Go through the material and write it all out exactly, minus the pictures.
>> Begin
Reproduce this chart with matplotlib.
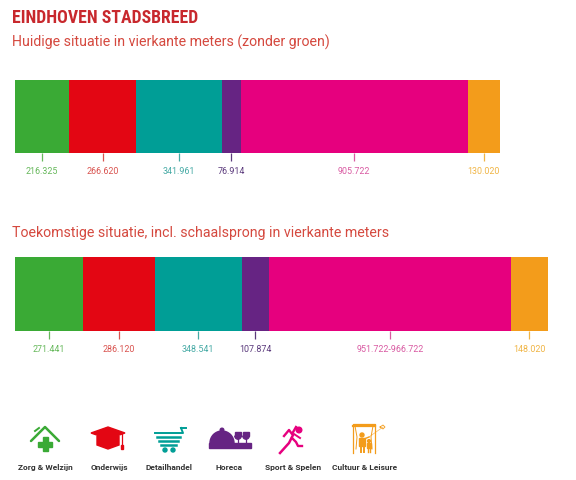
import matplotlib
matplotlib.use("Agg")
import matplotlib.pyplot as plt
from matplotlib.patches import Polygon, Rectangle, Circle, Wedge
import numpy as np

# ---------------- data ----------------
categories = ["Zorg & Welzijn", "Onderwijs", "Detailhandel", "Horeca",
              "Sport & Spelen", "Cultuur & Leisure"]
current_m2 = [216325, 266620, 341961, 76914, 905722, 130020]
future_m2 = [271441, 286120, 348541, 107874, 966722, 148020]
future_low_m2 = [271441, 286120, 348541, 107874, 951722, 148020]

seg_colors = ["#3aaa35", "#e30613", "#009e96", "#662483", "#e6007e", "#f39c1b"]
lbl_colors = ["#66b85b", "#d9534f", "#46aaa5", "#5b3a7c", "#d95aa2", "#f0b545"]

title = "EINDHOVEN STADSBREED"
sub_now = "Huidige situatie in vierkante meters (zonder groen)"
sub_future = "Toekomstige situatie, incl. schaalsprong in vierkante meters"


def fmt(v):
    return f"{v:,}".replace(",", ".")


W, H = 576, 481
fig = plt.figure(figsize=(W / 100, H / 100), dpi=100)
fig.patch.set_facecolor("white")

xmax = sum(future_m2)


def px(x0, y_top, w, h):
    return [x0 / W, 1 - (y_top + h) / H, w / W, h / H]


def bar_axes(rect, values, labels):
    ax = fig.add_axes(rect)
    lefts = np.concatenate([[0], np.cumsum(values)[:-1]])
    ax.barh([0], values, left=lefts, height=1.0, color=seg_colors,
            edgecolor="none")
    ax.set_xlim(0, xmax)
    ax.set_ylim(-0.5, 0.5)
    centers = lefts + np.array(values) / 2
    ax.set_xticks(centers)
    ax.set_xticklabels(labels, fontsize=6.4, family=["Roboto", "DejaVu Sans"])
    ax.tick_params(axis="x", direction="out", length=6, width=0.9, pad=3.5)
    ax.set_yticks([])
    for s in ax.spines.values():
        s.set_visible(False)
    for t, lc in zip(ax.xaxis.get_major_ticks(), lbl_colors):
        t.tick1line.set_markeredgecolor(lc)
        t.tick1line.set_color(lc)
        t.label1.set_color(lc)
    return ax


bar_axes(px(15, 81, 533, 73), current_m2, [fmt(v) for v in current_m2])
fut_labels = [fmt(v) if lo == v else f"{fmt(lo)}-{fmt(v)}"
              for lo, v in zip(future_low_m2, future_m2)]
bar_axes(px(15, 258, 533, 74), future_m2, fut_labels)

# ---------------- texts & icons (pixel overlay) ----------------
ov = fig.add_axes([0, 0, 1, 1], zorder=5)
ov.set_xlim(0, W)
ov.set_ylim(H, 0)
ov.axis("off")
ov.patch.set_alpha(0)

ov.text(12, 23, title, fontsize=12.8, fontweight="bold", color="#c8282d",
        family=["Liberation Sans Narrow", "Roboto Condensed", "DejaVu Sans"],
        va="baseline", ha="left")
ov.text(12, 47, sub_now, fontsize=10.2, color="#d5493f",
        family=["Roboto", "DejaVu Sans"], va="baseline", ha="left")
ov.text(12, 237, sub_future, fontsize=10.2, color="#d5493f",
        family=["Roboto", "DejaVu Sans"], va="baseline", ha="left")

icon_x = [45, 109, 169, 229, 293, 365]
for x, name in zip(icon_x, categories):
    ov.text(x, 468, name, fontsize=6.0, fontweight="bold", color="#333333",
            family=["Roboto", "DejaVu Sans"], ha="center", va="center")

# icon 1: house with cross (green)
g = seg_colors[0]
ov.plot([31, 45, 59], [442, 428, 442], color=g, lw=1.8, solid_capstyle="round")
ov.plot([35, 39], [432, 429], color=g, lw=1.4)
ov.add_patch(Rectangle((42.5, 438), 5, 14, color=g))
ov.add_patch(Rectangle((38, 442.5), 14, 5, color=g))

# icon 2: mortarboard (red)
r = seg_colors[1]
ov.add_patch(Polygon([[91, 434], [108, 428], [125, 434], [108, 440]], color=r))
ov.add_patch(Polygon([[97, 437], [119, 437], [119, 446], [108, 450], [97, 446]],
                     color=r))
ov.plot([122, 122], [435, 448], color=r, lw=0.9)
ov.add_patch(Rectangle((120.8, 446), 2.4, 3.5, color=r))

# icon 3: shopping cart (teal)
t = seg_colors[2]
ov.plot([155, 183, 181], [434, 434, 429], color=t, lw=1.4)
ov.plot([181, 186], [429, 429], color=t, lw=1.4)
for yy, x0, x1 in [(438, 157, 180), (442, 159, 178), (446, 161, 176)]:
    ov.plot([x0, x1], [yy, yy], color=t, lw=1.8)
ov.add_patch(Circle((165, 451), 2.0, color=t))
ov.add_patch(Circle((173, 451), 2.0, color=t))

# icon 4: cloche + glasses (purple)
p = seg_colors[3]
ov.add_patch(Wedge((222, 444), 12, 180, 360, color=p))
ov.add_patch(Circle((222, 431), 1.8, color=p))
ov.add_patch(Rectangle((209, 444), 42, 5, color=p))
for gx in [238, 246]:
    ov.add_patch(Wedge((gx, 437), 3.2, 0, 180, color=p))
    ov.add_patch(Rectangle((gx - 3.2, 433), 6.4, 4, color=p))
    ov.plot([gx, gx], [437, 444], color=p, lw=0.9)

# icon 5: runner (magenta)
m = seg_colors[4]
ov.add_patch(Circle((299, 431), 2.8, color=m))
ov.plot([284, 289, 292, 296], [437, 431, 435, 428], color=m, lw=1.7)
ov.plot([293, 289, 280], [436, 444, 454], color=m, lw=1.8)
ov.plot([292, 296, 298, 302], [439, 443, 447, 447], color=m, lw=1.7)
ov.plot([294, 300], [435, 439], color=m, lw=1.4)

# icon 6: window with figures (orange)
o = seg_colors[5]
ov.plot([353, 353, 375, 375], [454, 425, 425, 454], color=o, lw=0.9)
ov.plot([353, 375], [427, 427], color=o, lw=1.6)
ov.plot([355, 357, 356], [427, 438, 450], color=o, lw=0.7)
ov.plot([373, 371, 372], [427, 438, 450], color=o, lw=0.7)
ov.add_patch(Circle((362, 436), 2.0, color=o))
ov.add_patch(Rectangle((359.3, 438.5), 5.4, 8.5, color=o))
ov.plot([360.5, 360.5], [446, 453], color=o, lw=1.4)
ov.plot([363.5, 363.5], [446, 453], color=o, lw=1.4)
ov.plot([364, 369], [440, 438], color=o, lw=1.0)
ov.add_patch(Circle((369, 442), 1.4, color=o))
ov.add_patch(Rectangle((367.4, 443.5), 3.2, 5, color=o))
ov.plot([368, 368], [448, 453], color=o, lw=1.0)
ov.plot([370, 370], [448, 453], color=o, lw=1.0)
ov.plot([369, 383], [438, 428], color=o, lw=0.5, alpha=0.7)
ov.plot([380, 383, 385, 383, 380], [428, 426, 428, 430, 428], color=o, lw=0.6)

fig.savefig("out.png", dpi=100, facecolor="white")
>> End
• Final result
Reproduce this chart with matplotlib.
import matplotlib
matplotlib.use("Agg")
import matplotlib.pyplot as plt
from matplotlib.patches import Polygon, Rectangle, Circle, Wedge
import numpy as np

# ---------------- data ----------------
categories = ["Zorg & Welzijn", "Onderwijs", "Detailhandel", "Horeca",
              "Sport & Spelen", "Cultuur & Leisure"]
current_m2 = [216325, 266620, 341961, 76914, 905722, 130020]
future_m2 = [271441, 286120, 348541, 107874, 966722, 148020]
future_low_m2 = [271441, 286120, 348541, 107874, 951722, 148020]

seg_colors = ["#3aaa35", "#e30613", "#009e96", "#662483", "#e6007e", "#f39c1b"]
lbl_colors = ["#66b85b", "#d9534f", "#46aaa5", "#5b3a7c", "#d95aa2", "#f0b545"]

title = "EINDHOVEN STADSBREED"
sub_now = "Huidige situatie in vierkante meters (zonder groen)"
sub_future = "Toekomstige situatie, incl. schaalsprong in vierkante meters"


def fmt(v):
    return f"{v:,}".replace(",", ".")


W, H = 576, 481
fig = plt.figure(figsize=(W / 100, H / 100), dpi=100)
fig.patch.set_facecolor("white")

xmax = sum(future_m2)


def px(x0, y_top, w, h):
    return [x0 / W, 1 - (y_top + h) / H, w / W, h / H]


def bar_axes(rect, values, labels):
    ax = fig.add_axes(rect)
    lefts = np.concatenate([[0], np.cumsum(values)[:-1]])
    ax.barh([0], values, left=lefts, height=1.0, color=seg_colors,
            edgecolor="none")
    ax.set_xlim(0, xmax)
    ax.set_ylim(-0.5, 0.5)
    centers = lefts + np.array(values) / 2
    ax.set_xticks(centers)
    ax.set_xticklabels(labels, fontsize=6.4, family=["Roboto", "DejaVu Sans"])
    ax.tick_params(axis="x", direction="out", length=6, width=0.9, pad=3.5)
    ax.set_yticks([])
    for s in ax.spines.values():
        s.set_visible(False)
    for t, lc in zip(ax.xaxis.get_major_ticks(), lbl_colors):
        t.tick1line.set_markeredgecolor(lc)
        t.tick1line.set_color(lc)
        t.label1.set_color(lc)
    return ax


bar_axes(px(15, 81, 533, 73), current_m2, [fmt(v) for v in current_m2])
fut_labels = [fmt(v) if lo == v else f"{fmt(lo)}-{fmt(v)}"
              for lo, v in zip(future_low_m2, future_m2)]
bar_axes(px(15, 258, 533, 74), future_m2, fut_labels)

# ---------------- texts & icons (pixel overlay) ----------------
ov = fig.add_axes([0, 0, 1, 1], zorder=5)
ov.set_xlim(0, W)
ov.set_ylim(H, 0)
ov.axis("off")
ov.patch.set_alpha(0)

ov.text(12, 23, title, fontsize=12.8, fontweight="bold", color="#c8282d",
        family=["Liberation Sans Narrow", "Roboto Condensed", "DejaVu Sans"],
        va="baseline", ha="left")
ov.text(12, 47, sub_now, fontsize=10.2, color="#d5493f",
        family=["Roboto", "DejaVu Sans"], va="baseline", ha="left")
ov.text(12, 237, sub_future, fontsize=10.2, color="#d5493f",
        family=["Roboto", "DejaVu Sans"], va="baseline", ha="left")

icon_x = [45, 109, 169, 229, 293, 365]
for x, name in zip(icon_x, categories):
    ov.text(x, 468, name, fontsize=6.0, fontweight="bold", color="#333333",
            family=["Roboto", "DejaVu Sans"], ha="center", va="center")

# icon 1: house with cross (green)
g = seg_colors[0]
ov.plot([31, 45, 59], [442, 428, 442], color=g, lw=1.8, solid_capstyle="round")
ov.plot([35, 39], [432, 429], color=g, lw=1.4)
ov.add_patch(Rectangle((42.5, 438), 5, 14, color=g))
ov.add_patch(Rectangle((38, 442.5), 14, 5, color=g))

# icon 2: mortarboard (red)
r = seg_colors[1]
ov.add_patch(Polygon([[91, 434], [108, 428], [125, 434], [108, 440]], color=r))
ov.add_patch(Polygon([[97, 437], [119, 437], [119, 446], [108, 450], [97, 446]],
                     color=r))
ov.plot([122, 122], [435, 448], color=r, lw=0.9)
ov.add_patch(Rectangle((120.8, 446), 2.4, 3.5, color=r))

# icon 3: shopping cart (teal)
t = seg_colors[2]
ov.plot([155, 183, 181], [434, 434, 429], color=t, lw=1.4)
ov.plot([181, 186], [429, 429], color=t, lw=1.4)
for yy, x0, x1 in [(438, 157, 180), (442, 159, 178), (446, 161, 176)]:
    ov.plot([x0, x1], [yy, yy], color=t, lw=1.8)
ov.add_patch(Circle((165, 451), 2.0, color=t))
ov.add_patch(Circle((173, 451), 2.0, color=t))

# icon 4: cloche + glasses (purple)
p = seg_colors[3]
ov.add_patch(Wedge((222, 444), 12, 180, 360, color=p))
ov.add_patch(Circle((222, 431), 1.8, color=p))
ov.add_patch(Rectangle((209, 444), 42, 5, color=p))
for gx in [238, 246]:
    ov.add_patch(Wedge((gx, 437), 3.2, 0, 180, color=p))
    ov.add_patch(Rectangle((gx - 3.2, 433), 6.4, 4, color=p))
    ov.plot([gx, gx], [437, 444], color=p, lw=0.9)

# icon 5: runner (magenta)
m = seg_colors[4]
ov.add_patch(Circle((299, 431), 2.8, color=m))
ov.plot([284, 289, 292, 296], [437, 431, 435, 428], color=m, lw=1.7)
ov.plot([293, 289, 280], [436, 444, 454], color=m, lw=1.8)
ov.plot([292, 296, 298, 302], [439, 443, 447, 447], color=m, lw=1.7)
ov.plot([294, 300], [435, 439], color=m, lw=1.4)

# icon 6: window with figures (orange)
o = seg_colors[5]
ov.plot([353, 353, 375, 375], [454, 425, 425, 454], color=o, lw=0.9)
ov.plot([353, 375], [427, 427], color=o, lw=1.6)
ov.plot([355, 357, 356], [427, 438, 450], color=o, lw=0.7)
ov.plot([373, 371, 372], [427, 438, 450], color=o, lw=0.7)
ov.add_patch(Circle((362, 436), 2.0, color=o))
ov.add_patch(Rectangle((359.3, 438.5), 5.4, 8.5, color=o))
ov.plot([360.5, 360.5], [446, 453], color=o, lw=1.4)
ov.plot([363.5, 363.5], [446, 453], color=o, lw=1.4)
ov.plot([364, 369], [440, 438], color=o, lw=1.0)
ov.add_patch(Circle((369, 442), 1.4, color=o))
ov.add_patch(Rectangle((367.4, 443.5), 3.2, 5, color=o))
ov.plot([368, 368], [448, 453], color=o, lw=1.0)
ov.plot([370, 370], [448, 453], color=o, lw=1.0)
ov.plot([369, 383], [438, 428], color=o, lw=0.5, alpha=0.7)
ov.plot([380, 383, 385, 383, 380], [428, 426, 428, 430, 428], color=o, lw=0.6)

fig.savefig("out.png", dpi=100, facecolor="white")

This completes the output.